AIM OF THE EXERCISE:
Retype, exactly as they stand, the lines from the start of the data to the line that contains "plt.rcParams['mathtext.bf'] = 'Liberation", both ends included. Leave the pictures out.

INFORMATION PROVIDED:
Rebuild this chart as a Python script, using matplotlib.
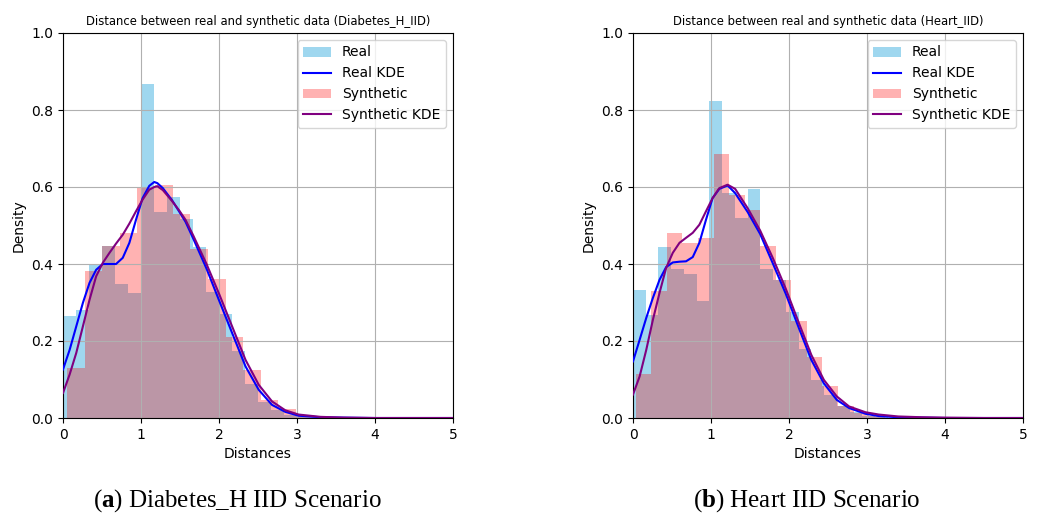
import numpy as np
import matplotlib
matplotlib.use("Agg")
import matplotlib.pyplot as plt

plt.rcParams['mathtext.fontset'] = 'custom'
plt.rcParams['mathtext.rm'] = 'Liberation Serif'
plt.rcParams['mathtext.bf'] = 'Liberation Serif:bold'

# ---------------- data: Diabetes_H IID ----------------
dia_real_start, dia_real_width = 0.0, 0.167
dia_real_heights = [0.265, 0.28, 0.40, 0.448, 0.347, 0.325, 0.867, 0.534, 0.575, 0.516,
                    0.445, 0.328, 0.27, 0.173, 0.089, 0.041, 0.022, 0.009, 0.005, 0.002]
dia_syn_start, dia_syn_width = 0.05, 0.226
dia_syn_heights = [0.131, 0.382, 0.448, 0.48, 0.601, 0.606, 0.53, 0.438, 0.362, 0.21,
                   0.125, 0.047, 0.023, 0.009, 0.003]
dia_kde_x = [0, 0.085, 0.17, 0.255, 0.34, 0.425, 0.51, 0.596, 0.68, 0.766, 0.851, 0.936,
             1.02, 1.106, 1.17, 1.21, 1.28, 1.40, 1.49, 1.57, 1.67, 1.84, 2.0, 2.17, 2.34,
             2.51, 2.68, 2.85, 3.02, 3.3, 3.6, 4.0, 4.5, 5.0]
dia_real_kde = [0.126, 0.177, 0.238, 0.299, 0.351, 0.385, 0.40, 0.40, 0.40, 0.416, 0.455,
                0.515, 0.571, 0.603, 0.613, 0.610, 0.597, 0.565, 0.536, 0.51, 0.466,
                0.388, 0.306, 0.22, 0.134, 0.073, 0.034, 0.016, 0.006, 0.002, 0.001,
                0.0, 0.0, 0.0]
dia_syn_kde = [0.065, 0.113, 0.169, 0.238, 0.307, 0.368, 0.403, 0.429, 0.453, 0.476,
               0.505, 0.537, 0.567, 0.593, 0.600, 0.602, 0.592, 0.563, 0.539, 0.515,
               0.474, 0.40, 0.323, 0.237, 0.151, 0.086, 0.043, 0.02, 0.009, 0.003,
               0.001, 0.0, 0.0, 0.0]

# ---------------- data: Heart IID ----------------
hea_real_start, hea_real_width = 0.0, 0.1633
hea_real_heights = [0.332, 0.267, 0.444, 0.386, 0.373, 0.303, 0.823, 0.585, 0.519, 0.594,
                    0.388, 0.358, 0.276, 0.18, 0.099, 0.06, 0.03, 0.015, 0.006, 0.003]
hea_syn_start, hea_syn_width = 0.035, 0.1995
hea_syn_heights = [0.115, 0.329, 0.48, 0.454, 0.467, 0.686, 0.58, 0.541, 0.448, 0.358,
                   0.252, 0.159, 0.084, 0.032, 0.013, 0.004]
hea_kde_x = [0, 0.085, 0.17, 0.255, 0.34, 0.425, 0.51, 0.596, 0.68, 0.766, 0.851, 0.936,
             1.02, 1.106, 1.213, 1.31, 1.47, 1.63, 1.796, 1.958, 2.128, 2.286, 2.447,
             2.613, 2.77, 2.98, 3.15, 3.4, 3.7, 4.0, 4.5, 5.0]
hea_real_kde = [0.147, 0.203, 0.26, 0.312, 0.359, 0.392, 0.404, 0.406, 0.407, 0.418,
                0.455, 0.515, 0.571, 0.595, 0.604, 0.584, 0.535, 0.478, 0.40, 0.323,
                0.233, 0.151, 0.09, 0.047, 0.026, 0.011, 0.005, 0.002, 0.001, 0.0,
                0.0, 0.0]
hea_syn_kde = [0.061, 0.108, 0.177, 0.255, 0.325, 0.39, 0.429, 0.455, 0.468, 0.481,
               0.502, 0.537, 0.571, 0.597, 0.606, 0.595, 0.545, 0.487, 0.414, 0.336,
               0.246, 0.164, 0.099, 0.056, 0.03, 0.015, 0.009, 0.004, 0.002, 0.001,
               0.0, 0.0]

titles = ["Distance between real and synthetic data (Diabetes_H_IID)",
          "Distance between real and synthetic data (Heart_IID)"]
captions = [r"($\mathbf{a}$) Diabetes_H IID Scenario", r"($\mathbf{b}$) Heart IID Scenario"]

panels = [
    (dia_real_start, dia_real_width, dia_real_heights, dia_syn_start, dia_syn_width,
     dia_syn_heights, dia_kde_x, dia_real_kde, dia_syn_kde),
    (hea_real_start, hea_real_width, hea_real_heights, hea_syn_start, hea_syn_width,
     hea_syn_heights, hea_kde_x, hea_real_kde, hea_syn_kde),
]

fig = plt.figure(figsize=(10.37, 5.16), dpi=100)
W, H = 1037, 516
ax_lefts = [63, 633]
for i, (rs, rw, rh, ss, sw, sh, kx, rk, sk) in enumerate(panels):
    ax = fig.add_axes([ax_lefts[i] / W, (H - 418) / H, 390 / W, 385 / H])
    r_edges = rs + rw * np.arange(len(rh) + 1)
    s_edges = ss + sw * np.arange(len(sh) + 1)
    ax.hist(r_edges[:-1], bins=r_edges, weights=rh, color='skyblue', alpha=0.8,
            label='Real')
    ax.plot(kx, rk, color='blue', lw=1.5, label='Real KDE', zorder=3,
            solid_joinstyle='round')
    ax.hist(s_edges[:-1], bins=s_edges, weights=sh, color='red', alpha=0.3,
            label='Synthetic')
    ax.plot(kx, sk, color='purple', lw=1.5, label='Synthetic KDE', zorder=3,
            solid_joinstyle='round')
    ax.set_xlim(0, 5)
    ax.set_ylim(0, 1.0)
    ax.set_xticks([0, 1, 2, 3, 4, 5])
    ax.set_yticks([0.0, 0.2, 0.4, 0.6, 0.8, 1.0])
    ax.grid(True, color='#b0b0b0', lw=0.8)
    ax.set_title(titles[i], fontsize=8.4)
    ax.set_xlabel('Distances', fontsize=10)
    ax.set_ylabel('Density', fontsize=10)
    ax.tick_params(labelsize=10)
    ax.legend(loc='upper right', fontsize=10, borderaxespad=0.5)
    fig.text((ax_lefts[i] + 174) / W, 1 - 501 / H, captions[i], ha='center', va='center',
             fontsize=18, family='Liberation Serif')

fig.savefig('out.png', dpi=100)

ANSWER TO THIS TASK:
Rebuild this chart as a Python script, using matplotlib.
import numpy as np
import matplotlib
matplotlib.use("Agg")
import matplotlib.pyplot as plt

plt.rcParams['mathtext.fontset'] = 'custom'
plt.rcParams['mathtext.rm'] = 'Liberation Serif'
plt.rcParams['mathtext.bf'] = 'Liberation Serif:bold'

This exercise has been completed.